§ **Data extract**:
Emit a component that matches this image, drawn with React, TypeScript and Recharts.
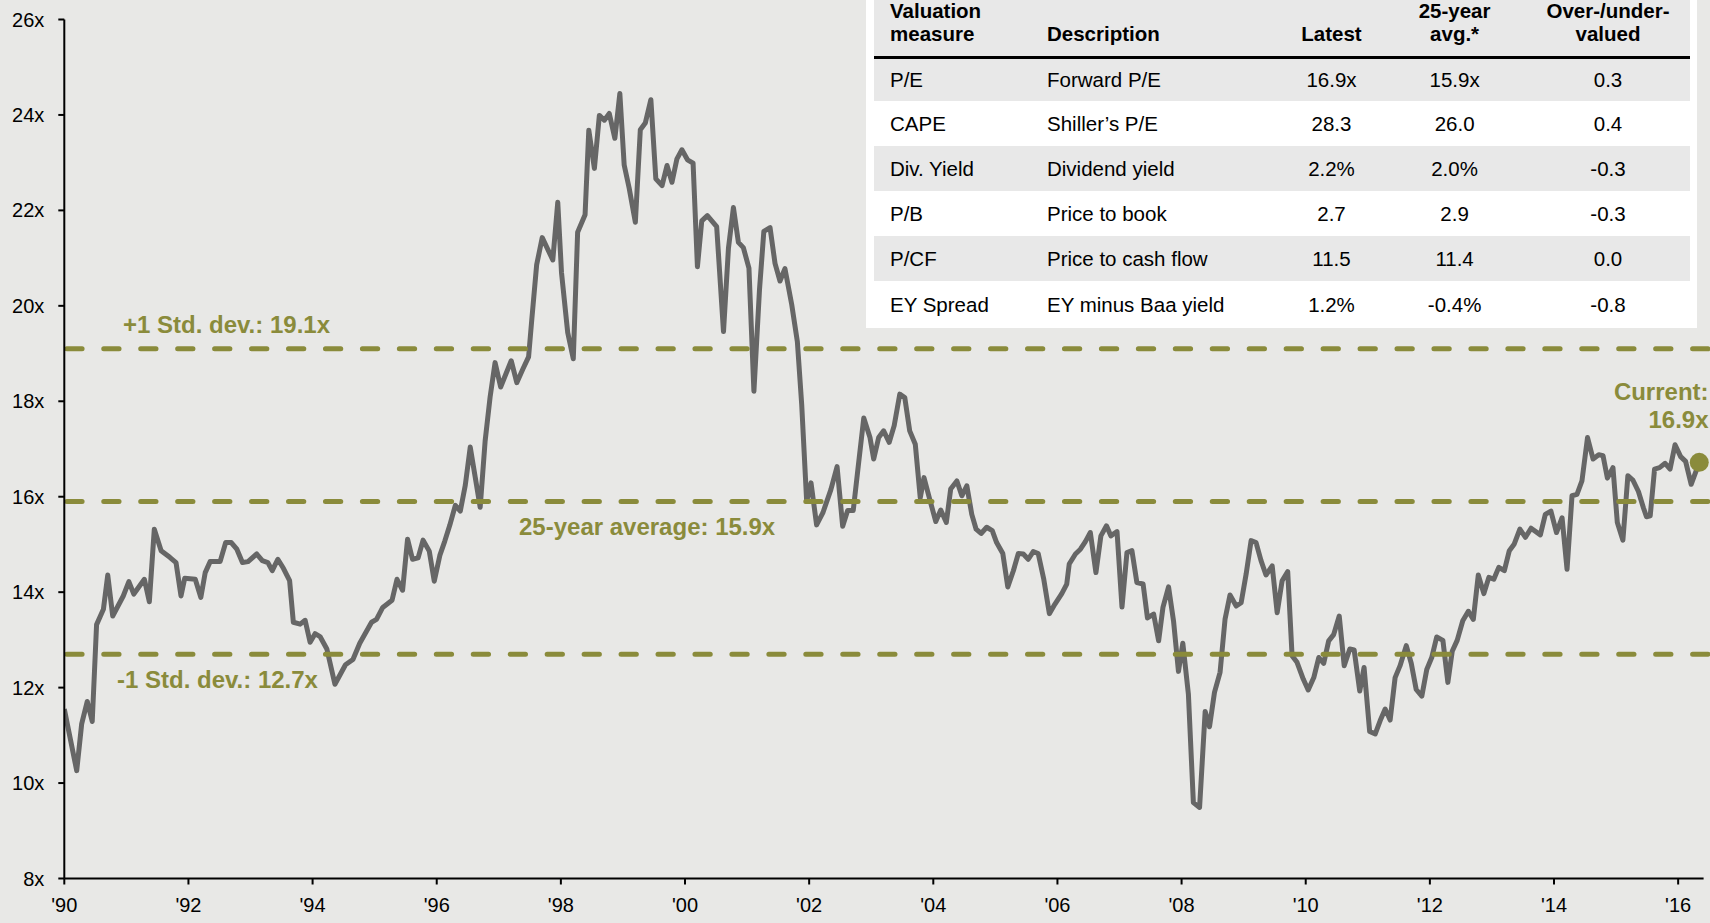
import React from 'react';
import { LineChart, Line, XAxis, YAxis, ReferenceLine, ReferenceDot } from 'recharts';

// ---- data ----
const dates = [
  1990.00, 1990.20, 1990.28, 1990.37, 1990.45, 1990.52, 1990.63, 1990.70, 1990.78, 1990.95,
  1991.04, 1991.12, 1991.29, 1991.37, 1991.45, 1991.56, 1991.70, 1991.80, 1991.88, 1991.94,
  1992.11, 1992.20, 1992.27, 1992.35, 1992.51, 1992.60, 1992.69, 1992.78, 1992.87, 1992.96,
  1993.10, 1993.19, 1993.28, 1993.35, 1993.44, 1993.53, 1993.63, 1993.69, 1993.80, 1993.88,
  1993.96, 1994.04, 1994.12, 1994.23, 1994.36, 1994.53, 1994.65, 1994.76, 1994.95, 1995.03,
  1995.13, 1995.28, 1995.36, 1995.45, 1995.53, 1995.61, 1995.70, 1995.78, 1995.88, 1995.96,
  1996.05, 1996.13, 1996.21, 1996.30, 1996.38, 1996.46, 1996.54, 1996.62, 1996.70, 1996.78,
  1996.86, 1996.94, 1997.03, 1997.20, 1997.29, 1997.39, 1997.48, 1997.53, 1997.61, 1997.70,
  1997.87, 1997.95, 1998.01, 1998.11, 1998.20, 1998.27, 1998.39, 1998.45, 1998.54, 1998.62,
  1998.70, 1998.78, 1998.87, 1998.95, 1999.02, 1999.10, 1999.20, 1999.28, 1999.36, 1999.45,
  1999.53, 1999.63, 1999.71, 1999.79, 1999.87, 1999.95, 2000.04, 2000.13, 2000.20, 2000.27,
  2000.36, 2000.51, 2000.62, 2000.70, 2000.78, 2000.86, 2000.94, 2001.03, 2001.11, 2001.20,
  2001.27, 2001.37, 2001.45, 2001.53, 2001.61, 2001.72, 2001.81, 2001.88, 2001.96, 2002.03,
  2002.12, 2002.22, 2002.35, 2002.45, 2002.54, 2002.62, 2002.71, 2002.79, 2002.88, 2002.98,
  2003.04, 2003.12, 2003.20, 2003.29, 2003.37, 2003.46, 2003.54, 2003.62, 2003.71, 2003.79,
  2003.85, 2003.95, 2004.04, 2004.12, 2004.21, 2004.28, 2004.38, 2004.46, 2004.54, 2004.62,
  2004.69, 2004.77, 2004.86, 2004.95, 2005.02, 2005.12, 2005.20, 2005.29, 2005.37, 2005.45,
  2005.53, 2005.61, 2005.69, 2005.78, 2005.87, 2005.96, 2006.07, 2006.15, 2006.19, 2006.29,
  2006.37, 2006.45, 2006.53, 2006.62, 2006.70, 2006.79, 2006.86, 2006.96, 2007.04, 2007.12,
  2007.20, 2007.28, 2007.38, 2007.45, 2007.55, 2007.63, 2007.70, 2007.79, 2007.87, 2007.95,
  2008.02, 2008.11, 2008.19, 2008.29, 2008.38, 2008.45, 2008.53, 2008.62, 2008.70, 2008.78,
  2008.88, 2008.96, 2009.04, 2009.12, 2009.20, 2009.28, 2009.36, 2009.46, 2009.54, 2009.62,
  2009.71, 2009.78, 2009.86, 2009.96, 2010.04, 2010.13, 2010.21, 2010.29, 2010.37, 2010.45,
  2010.54, 2010.62, 2010.71, 2010.78, 2010.87, 2010.94, 2011.03, 2011.12, 2011.20, 2011.28,
  2011.36, 2011.44, 2011.52, 2011.62, 2011.70, 2011.78, 2011.87, 2011.95, 2012.03, 2012.11,
  2012.21, 2012.29, 2012.36, 2012.44, 2012.53, 2012.62, 2012.70, 2012.78, 2012.87, 2012.95,
  2013.03, 2013.11, 2013.20, 2013.28, 2013.36, 2013.45, 2013.54, 2013.63, 2013.78, 2013.86,
  2013.95, 2014.04, 2014.13, 2014.21, 2014.29, 2014.37, 2014.45, 2014.54, 2014.63, 2014.72,
  2014.79, 2014.86, 2014.95, 2015.02, 2015.11, 2015.19, 2015.27, 2015.36, 2015.44, 2015.49,
  2015.55, 2015.62, 2015.70, 2015.79, 2015.87, 2015.95, 2016.04, 2016.12, 2016.21, 2016.34,
];

const forwardPE = [
  11.55, 10.26, 11.24, 11.71, 11.29, 13.32, 13.64, 14.36, 13.50, 13.92,
  14.22, 13.96, 14.27, 13.80, 15.32, 14.87, 14.73, 14.62, 13.92, 14.29,
  14.27, 13.89, 14.41, 14.64, 14.64, 15.04, 15.04, 14.90, 14.62, 14.64,
  14.80, 14.66, 14.62, 14.45, 14.69, 14.50, 14.24, 13.37, 13.33, 13.41,
  12.95, 13.13, 13.07, 12.81, 12.07, 12.48, 12.59, 12.93, 13.37, 13.43,
  13.68, 13.83, 14.27, 14.04, 15.11, 14.69, 14.72, 15.09, 14.86, 14.23,
  14.77, 15.07, 15.40, 15.82, 15.70, 16.24, 17.04, 16.41, 15.78, 17.17,
  18.09, 18.81, 18.30, 18.85, 18.39, 18.68, 18.93, 19.69, 20.86, 21.43,
  20.96, 22.17, 20.70, 19.44, 18.89, 21.54, 21.91, 23.68, 22.88, 23.99,
  23.89, 24.03, 23.51, 24.45, 22.95, 22.47, 21.75, 23.69, 23.83, 24.32,
  22.66, 22.52, 22.94, 22.59, 23.08, 23.27, 23.06, 22.99, 20.82, 21.78,
  21.89, 21.66, 19.46, 21.21, 22.06, 21.33, 21.22, 20.79, 18.21, 20.34,
  21.56, 21.64, 20.89, 20.52, 20.78, 20.02, 19.25, 17.93, 15.90, 16.29,
  15.41, 15.66, 16.15, 16.63, 15.38, 15.71, 15.71, 16.63, 17.65, 17.24,
  16.79, 17.24, 17.38, 17.14, 17.49, 18.15, 18.08, 17.38, 17.10, 15.98,
  16.40, 15.91, 15.48, 15.72, 15.46, 16.16, 16.33, 16.02, 16.23, 15.63,
  15.32, 15.23, 15.36, 15.29, 15.04, 14.81, 14.11, 14.45, 14.81, 14.80,
  14.69, 14.85, 14.81, 14.27, 13.55, 13.75, 13.97, 14.17, 14.59, 14.80,
  14.90, 15.06, 15.25, 14.41, 15.18, 15.39, 15.18, 15.27, 13.69, 14.83,
  14.87, 14.20, 14.17, 13.46, 13.54, 12.98, 13.68, 14.11, 13.40, 12.34,
  12.93, 11.86, 9.59, 9.49, 11.50, 11.18, 11.90, 12.32, 13.43, 13.94,
  13.71, 13.78, 14.38, 15.08, 15.04, 14.66, 14.36, 14.55, 13.57, 14.24,
  14.43, 12.67, 12.53, 12.18, 11.95, 12.21, 12.63, 12.51, 12.98, 13.11,
  13.50, 12.46, 12.81, 12.79, 11.93, 12.42, 11.08, 11.03, 11.31, 11.55,
  11.32, 12.21, 12.46, 12.88, 12.51, 11.96, 11.82, 12.38, 12.63, 13.06,
  12.99, 12.11, 12.76, 12.99, 13.40, 13.60, 13.43, 14.36, 13.97, 14.31,
  14.27, 14.52, 14.45, 14.87, 15.01, 15.32, 15.15, 15.34, 15.20, 15.63,
  15.70, 15.25, 15.56, 14.48, 16.02, 16.05, 16.33, 17.24, 16.79, 16.88,
  16.86, 16.39, 16.61, 15.46, 15.09, 16.44, 16.35, 16.11, 15.77, 15.58,
  15.60, 16.58, 16.61, 16.70, 16.58, 17.09, 16.84, 16.74, 16.26, 16.72,
];

const xTicks = [1990, 1992, 1994, 1996, 1998, 2000, 2002, 2004, 2006, 2008, 2010, 2012, 2014, 2016];
const xTickLabels = ["'90", "'92", "'94", "'96", "'98", "'00", "'02", "'04", "'06", "'08", "'10", "'12", "'14", "'16"];
const yTicks = [8, 10, 12, 14, 16, 18, 20, 22, 24, 26];
const xDomain = [1990, 2016.41];
const yDomain = [8, 26];
const lineEndYear = 2016.52;

const bandValues = [19.1, 15.9, 12.7];
const bandLabels = ['+1 Std. dev.: 19.1x', '25-year average: 15.9x', '-1 Std. dev.: 12.7x'];
const currentLabel = ['Current:', '16.9x'];

// table
const tableHeaders = [['Valuation', 'measure'], ['Description'], ['Latest'], ['25-year', 'avg.*'], ['Over-/under-', 'valued']];
const measures = ['P/E', 'CAPE', 'Div. Yield', 'P/B', 'P/CF', 'EY Spread'];
const descriptions = ['Forward P/E', 'Shiller\u2019s P/E', 'Dividend yield', 'Price to book', 'Price to cash flow', 'EY minus Baa yield'];
const latestValues = ['16.9x', '28.3', '2.2%', '2.7', '11.5', '1.2%'];
const avgValues = ['15.9x', '26.0', '2.0%', '2.9', '11.4', '-0.4%'];
const overUnder = ['0.3', '0.4', '-0.3', '-0.3', '0.0', '-0.8'];

// ---- styles ----
const FONT = "'Liberation Sans', Arial, Helvetica, sans-serif";
const BG = '#e8e8e6';
const BAND = '#e8e8e8';
const OLIVE = '#8a8b3b';
const LINE = '#666666';

const chartData = dates.map((t, i) => ({ t, pe: forwardPE[i] }));

// label placement relative to each reference line (dx from start, dy baseline)
const bandLabelPos = [
  { dx: 58.7, dy: -16 },
  { dx: 454.7, dy: 33.5 },
  { dx: 52.7, dy: 34 },
];

const makeBandLabel = (idx: number) => (props: any) => {
  const vb = props.viewBox || {};
  const p = bandLabelPos[idx];
  return (
    <text
      x={vb.x + p.dx}
      y={vb.y + p.dy}
      fill={OLIVE}
      fontFamily={FONT}
      fontSize={24}
      fontWeight="bold"
      textAnchor="start"
    >
      {bandLabels[idx]}
    </text>
  );
};

const currentLabelRender = (props: any) => {
  const vb = props.viewBox || {};
  const cx = vb.x + vb.width / 2;
  const cy = vb.y + vb.height / 2;
  return (
    <g>
      <text x={cx + 9.3} y={cy - 62.5} fill={OLIVE} fontFamily={FONT} fontSize={24} fontWeight="bold" textAnchor="end">
        {currentLabel[0]}
      </text>
      <text x={cx + 9.3} y={cy - 34} fill={OLIVE} fontFamily={FONT} fontSize={24} fontWeight="bold" textAnchor="end">
        {currentLabel[1]}
      </text>
    </g>
  );
};

const colCenters = [465.5, 588.6, 742];
const rowTops = [58.5, 100.5, 146, 191, 236, 281];
const rowHeights = [42, 45.5, 45, 45, 45, 47];

function ValuationTable() {
  const cellText: React.CSSProperties = { fontFamily: FONT, fontSize: 20.5, color: '#000', whiteSpace: 'nowrap', lineHeight: '23.5px' };
  const headLine: React.CSSProperties = { height: 20.5, lineHeight: '20.5px' };
  return (
    <div style={{ position: 'absolute', left: 866, top: 0, width: 831, height: 328, background: '#fff' }}>
      <div style={{ position: 'absolute', left: 7.5, top: 0, width: 816.5, height: 56, background: BAND }} />
      {/* header */}
      {tableHeaders.map((lines, ci) => {
        const top = lines.length === 2 ? 0.5 : 24;
        const style: React.CSSProperties = { ...cellText, fontWeight: 'bold', position: 'absolute', top };
        const content = lines.map((l, k) => (
          <div key={k} style={{ ...headLine, marginTop: k === 0 ? 0 : 3 }}>{l}</div>
        ));
        if (ci === 0) return <div key={ci} style={{ ...style, left: 24 }}>{content}</div>;
        if (ci === 1) return <div key={ci} style={{ ...style, left: 181 }}>{content}</div>;
        const c = colCenters[ci - 2];
        return (
          <div key={ci} style={{ ...style, left: c - 80, width: 160, textAlign: 'center' }}>
            {content}
          </div>
        );
      })}
      <div style={{ position: 'absolute', left: 7.5, top: 55.5, width: 816.5, height: 3, background: '#000' }} />
      {measures.map((m, ri) => {
        const rowStyle: React.CSSProperties = {
          position: 'absolute', left: 7.5, top: rowTops[ri], width: 816.5, height: rowHeights[ri],
          background: ri % 2 === 0 ? BAND : '#fff',
        };
        const cell = (left: number, width: number | undefined, align: 'left' | 'center', text: string, key: string) => (
          <div key={key} style={{ ...cellText, position: 'absolute', top: 0, height: rowHeights[ri], left, width, display: 'flex', alignItems: 'center', justifyContent: align === 'center' ? 'center' : 'flex-start' }}>
            {text}
          </div>
        );
        return (
          <div key={ri} style={rowStyle}>
            {cell(24 - 7.5, undefined, 'left', m, 'm')}
            {cell(181 - 7.5, undefined, 'left', descriptions[ri], 'd')}
            {cell(colCenters[0] - 7.5 - 60, 120, 'center', latestValues[ri], 'l')}
            {cell(colCenters[1] - 7.5 - 60, 120, 'center', avgValues[ri], 'a')}
            {cell(colCenters[2] - 7.5 - 60, 120, 'center', overUnder[ri], 'o')}
          </div>
        );
      })}
    </div>
  );
}

export default function App() {
  const last = chartData.length - 1;
  return (
    <div style={{ position: 'relative', width: 1710, height: 923, background: BG, overflow: 'hidden', fontFamily: FONT }}>
      <style>{`body{margin:0;background:${BG};}`}</style>
      <LineChart
        width={1710}
        height={923}
        data={chartData}
        margin={{ top: 19.5, right: 6.4, bottom: 4.5, left: 0 }}
      >
        <XAxis
          dataKey="t"
          type="number"
          domain={xDomain}
          ticks={xTicks}
          interval={0}
          allowDataOverflow
          tickFormatter={(v: number) => xTickLabels[xTicks.indexOf(v)] ?? ''}
          height={40}
          tickSize={6}
          tickMargin={13}
          axisLine={{ stroke: '#000', strokeWidth: 2 }}
          tickLine={{ stroke: '#000', strokeWidth: 2 }}
          tick={{ fill: '#000', fontSize: 20, fontFamily: FONT }}
        />
        <YAxis
          type="number"
          domain={yDomain}
          ticks={yTicks}
          interval={0}
          allowDataOverflow
          tickFormatter={(v: number) => `${v}x`}
          width={64.3}
          tickSize={6}
          tickMargin={14}
          axisLine={{ stroke: '#000', strokeWidth: 2 }}
          tickLine={{ stroke: '#000', strokeWidth: 2 }}
          tick={{ fill: '#000', fontSize: 20, fontFamily: FONT }}
        />
        <Line
          type="linear"
          dataKey="pe"
          stroke={LINE}
          strokeWidth={5}
          strokeLinejoin="round"
          dot={false}
          activeDot={false}
          isAnimationActive={false}
        />
        {bandValues.map((v, i) => (
          <ReferenceLine
            key={v}
            segment={[{ x: xDomain[0], y: v }, { x: lineEndYear, y: v }]}
            ifOverflow="visible"
            stroke={OLIVE}
            strokeWidth={5}
            strokeDasharray="15.3 21.65"
            strokeDashoffset={34.45}
            strokeLinecap="round"
            label={makeBandLabel(i)}
          />
        ))}
        <ReferenceDot
          x={dates[last]}
          y={forwardPE[last]}
          r={9.5}
          fill={OLIVE}
          stroke="none"
          ifOverflow="visible"
          label={currentLabelRender}
        />
      </LineChart>
      <ValuationTable />
    </div>
  );
}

§ **Aim**: Your task is to return the lines above, from the first one up to and including the line containing "YAxis, ReferenceLine, ReferenceDot", minus any pictures.

§ **Task solution**:
Emit a component that matches this image, drawn with React, TypeScript and Recharts.
import React from 'react';
import { LineChart, Line, XAxis, YAxis, ReferenceLine, ReferenceDot } from 'recharts';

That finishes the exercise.